UPDATE (8:10 p.m.): CPS Interim CEO Jesse Ruiz issued the following statement on the district's pension payment:
Springfield has failed to address Chicago Public Schools' financial crisis, so today CPS made its 2015 pension payment by borrowing money. As an immediate consequence of driving the district further into debt and our need to address the existing structural deficit - which is also driven by decades of pension neglect - CPS will make $200 million in cuts. As we have said, CPS could not make the payment and keep cuts away from the classroom, so while school will start on time, our classrooms will be impacted.
According to CPS, 1,400 positions will be "impacted" by the cuts starting Wednesday.

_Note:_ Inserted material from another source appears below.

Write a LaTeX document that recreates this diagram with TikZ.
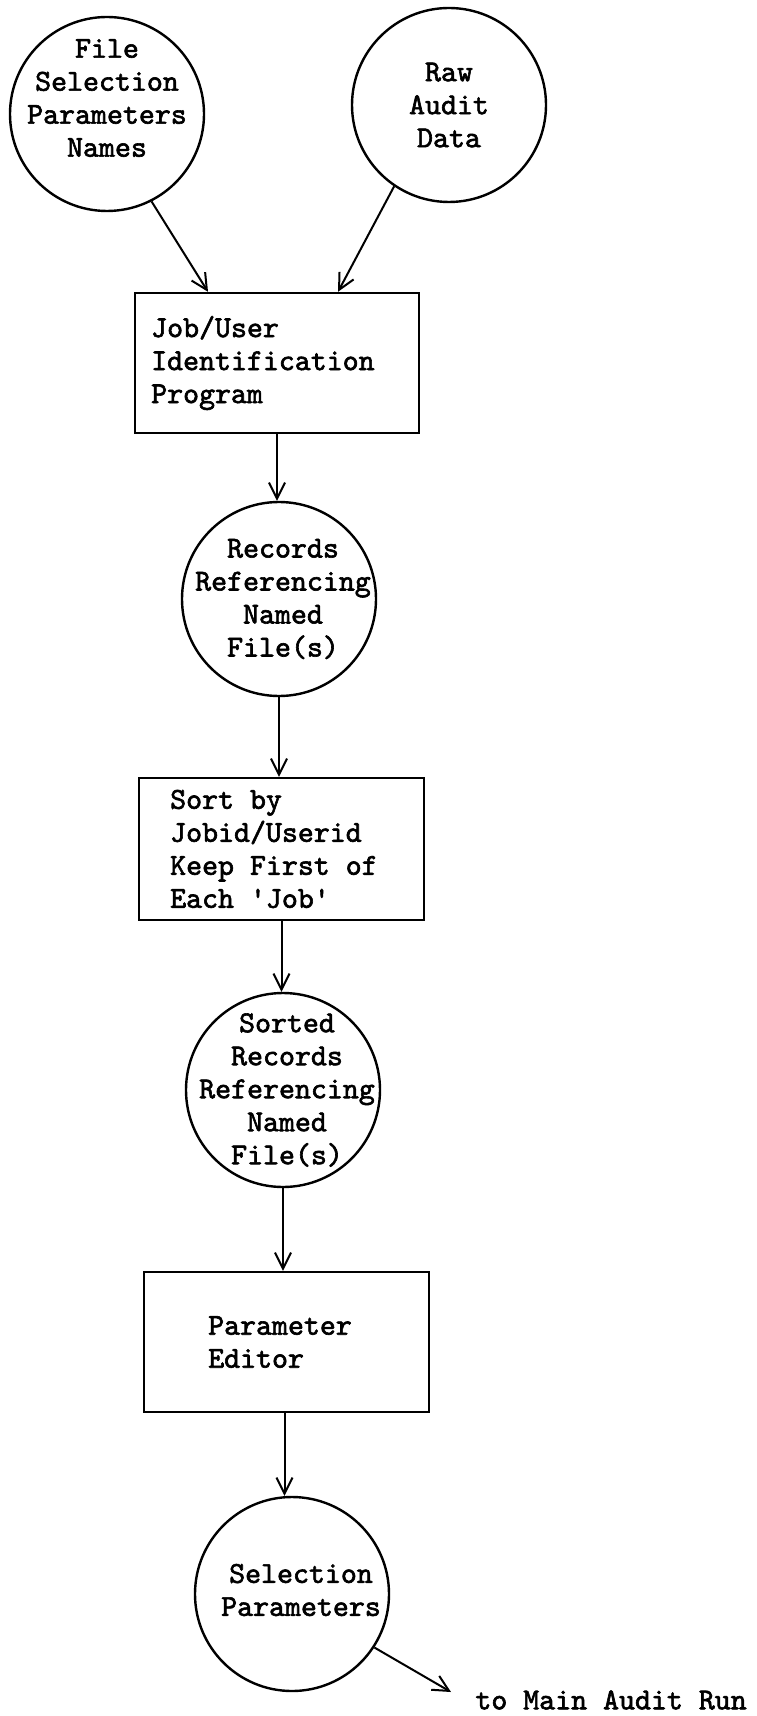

UPDATE (9:25 p.m.): In response to the news that 1,400 positions will be affected by CPS' cuts, CTU President Karen Lewis issued the following statement:
We are blindsided by reports that the district intends to lay off 1,400 public school educators, given that we just met with them yesterday and there was no mention of this action. These layoffs prove that the Board never intended to make the pension payment in good faith and that they are using this to justify more attacks on our classrooms. Putting 1,400 people out of work is no way to balance a budget and resource our schools. This is going to hurt our students and the most vulnerable children in our district. These cuts are a result of a history of poor fiscal management by the Board of Education. Mayor Rahm Emanuel's handpicked board has led this district over a financial cliff. We are outraged at this deceptive action that only furthers the distrust teachers, parents and students have with the Board. We thought it suspect at the time that the Board was pressuring us to sign off on an agreement on yesterday, before we had a complete agreement. This is retaliatory and unnecessary because (the mayor) refuses to seek revenue options to stabilize CPS.